Thatcher

 

Put in its bluntest form: the main threat to our environment is more and more people, and their activities: • The land they cultivate ever more intensively; • The forests they cut down and burn; • The mountain sides they lay bare; • The fossil fuels they burn; • The rivers and the seas they pollute.

The result is that change in future is likely to be more fundamental and more widespread than anything we have known hitherto. Change to the sea around us, change to the atmosphere above, leading in turn to change in the world's climate, which could alter the way we live in the most fundamental way of all.

That prospect is a new factor in human affairs. It is comparable in its implications to the discovery of how to split the atom. Indeed, its results could be even more far-reaching.

Margaret Thatcher, United Nations, New York City 1989

This October, Grantham will mark the anniversary of Margaret Thatcher’s birth with a series of events.

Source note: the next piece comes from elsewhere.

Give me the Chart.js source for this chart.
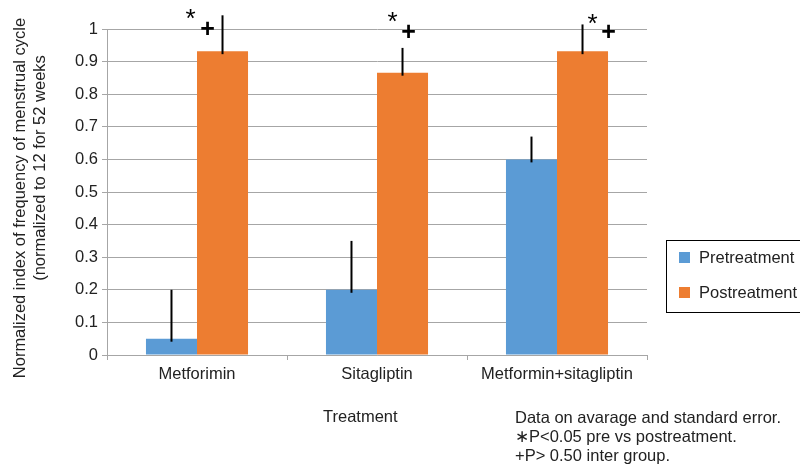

For many, her legacy is bitter. I think of my parents’ unemployment, the miners’ strikes, the Brixton riots, and the devastation of the poll tax. For countless families, her policies left scars that are still felt today.

And yet—she was also a woman who broke barriers. A state-educated girl who went on to study chemistry at Oxford. A barrister who passed the bar just six months after giving birth. And the first woman to become UK prime minister, at a time when women were still not entitled to equal pay.

So how do we reconcile these two sides? A leader whose politics divided a nation, and a woman whose achievements were groundbreaking in themselves.

One part of her legacy that often gets overlooked is her 1989 speech to the United Nations—decades ahead of its time in recognising climate change as a fundamental threat to humanity. Here’s a passage that feels just as urgent today:

“Put in its bluntest form: the main threat to our environment is more and more people, and their activities... The result is that change in future is likely to be more fundamental and more widespread than anything we have known hitherto... Change in the world’s climate, which could alter the way we live in the most fundamental way of all.”

So here’s my question:
👉 How should we remember Margaret Thatcher today? By the pain her policies caused, by the barriers she broke, or by the foresight of her words?

I’d love to hear your thoughts.

History rarely leaves us with simple heroes or villains. But sometimes it leaves us with moments of brilliance worth remembering.